Sometimes it can be a very long haul with a lot of heartbreak before you see any form of success with your music. I often have young artists come to me and say, ‘Well, I’m going to give it a few years and if things don’t work out, I’ll go back to whatever I was doing before.’ I think to be successful in this business, you have to block out that there was a ‘before.’

“Meanwhile,” she continued, “If you can be happy doing something else other than having a career in music, do it. Music careers are not for the faint of heart or the easily discouraged or for those who can easily resort to a Plan B. Music can be a very tough vocation. It’s a career for those who could never be happy doing anything else.”

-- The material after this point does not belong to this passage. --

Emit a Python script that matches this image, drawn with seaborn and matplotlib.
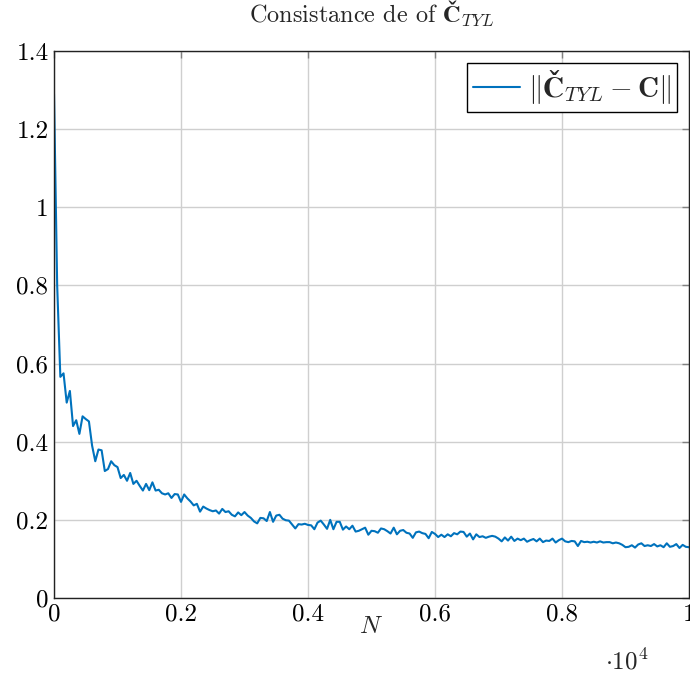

As for today’s young stars, Lee singles out Miranda Lambert and Taylor Swift among other favorites. “They’re real people singing about real things,” she said. “That’s why people are responding to Taylor Swift. It may be teenagers. It may be young adults. I don’t care. But they are responding in millions and millions and millions of ways. She’s outselling everybody in the industry right now. It’s phenomenal. “

Swift fully reciprocates the respect Lee shows to her. “One of the things that I’ve been so thankful for this year is the support of my fellow artists, and Brenda Lee has been so wonderfully gracious toward me,” she said. “She’s not only a great artist, but also a great role model for other artists who start their careers at a young age.”

As Lee sees it, she and Swift share one trait that has proven indispensible to their successes: “She is who she is. She’s just being her. She doesn’t have a record company saying, ‘You have to cop an attitude because you’re smiling too much. You need to be a little bit more sullen because that’s what’s happening right now.

“I had a record company one time tell me, ‘Don’t smile. You smile too much.’ I said, ‘Are you joking? That’s me. That’s what I do,” concluded Lee — with, of course, a smile.

CMA created the Country Music Hall of Fame in 1961 to recognize individuals for their outstanding contributions to the format with Country Music’s highest honor. Inductees are chosen by CMA’s Hall of Fame Panels of Electors, which consist of anonymous voters appointed by the CMA Board of Directors.